The quality of the content of the speech is vital for an outstanding oratory. However, the best written speech will be ineffective if the delivery distracts or bores the audience.
There are two critical parts to the effective delivering your speech. The first part is the visible aspect and relates to movement, gestures, posture and appearance. The second part is the audible part and concerns the voice, nuances and pauses.  

1.    Good Platform Appearance

Bear in mind at the outset that it is your ideas, not your peculiarities that you seek to promote. Eccentric apparel, a fancy vest, or a buttonhole bouquet attracts personal attention, but distracts from your speech. Wear ordinary raiment and just make sure before you are called upon that it is properly adjusted.
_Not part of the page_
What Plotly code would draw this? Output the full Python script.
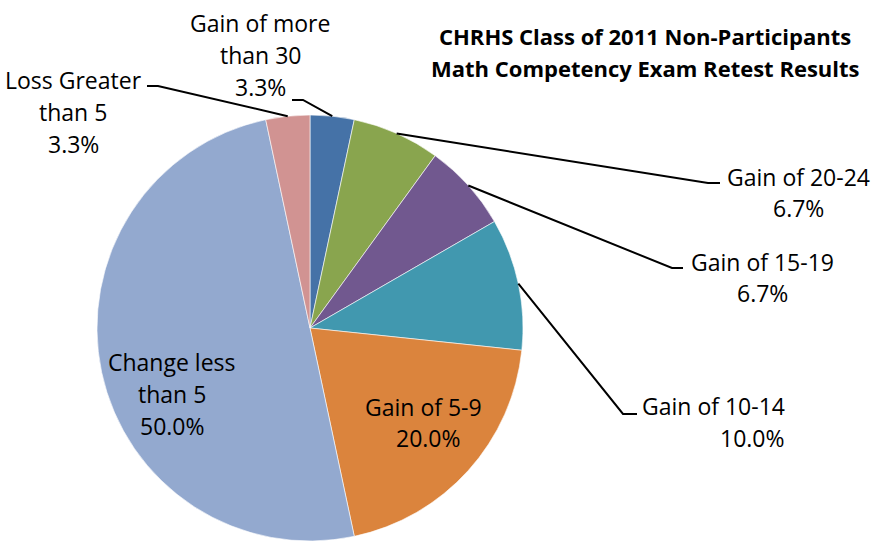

2.    Prime Your Personality

Although your delivery should be natural, like many things in nature, it is capable of being bettered. Just as the natural beauty of a tree may be improved by trimming its bad branches, so also your natural style of delivery may be improved by eliminating bad habits and propping up the good ones. Thus you prime your personality.

 Improving your own personality comes naturally too, because all good people prefer to be inoffensive.

3.    Keep Your Eyes on Your Audience

As the speaker, you are expected to deliver information —not to put on a performance. The best way to keep from playing panther on the prowl is to look directly at the audi¬ence as one composite person—not as a collection of people —and to speak directly to that audience.

4.    Control Your Gestures

Gestures are not confined to the hands; they relate to any part of your body. They may serve a good purpose in illustrating your speech. Natural gestures should be encouraged, but if they are forced or overdone you become a "ham." While many natural gestures are better than no gestures, no gesture is better than an annoying gesture. Any annoying man¬nerism of twitching, grimacing, handling your nose or tugging at your lips eventually can drive the audience to distraction.


5.    Arresting Attention

An audience rarely pays attention automatically; their interest must be sparked and maintained by the speaker. Many factors may cause an audience to become inattentive. One offender is monotony. When the listeners' interest is obviously lagging, audience attention may be restored by attention arrestors. These are rhetorical questions the speaker puts out. He may ask, dramatically, "What are you going to do about it?" While he intends to answer that question himself, his technique arouses curiosity.
Show enthusiasm when you speak for it is highly contagious and if you enjoy your subject and your audience, the audience will reflect the same feeling toward you and your subject.


Good delivery is good manners and nothing more. By keeping your audience rather than yourself in mind while speaking, your personality improves. This is true in ordinary conversation and is likewise true in public speaking—for people are people whether you appeal to them singly or severally.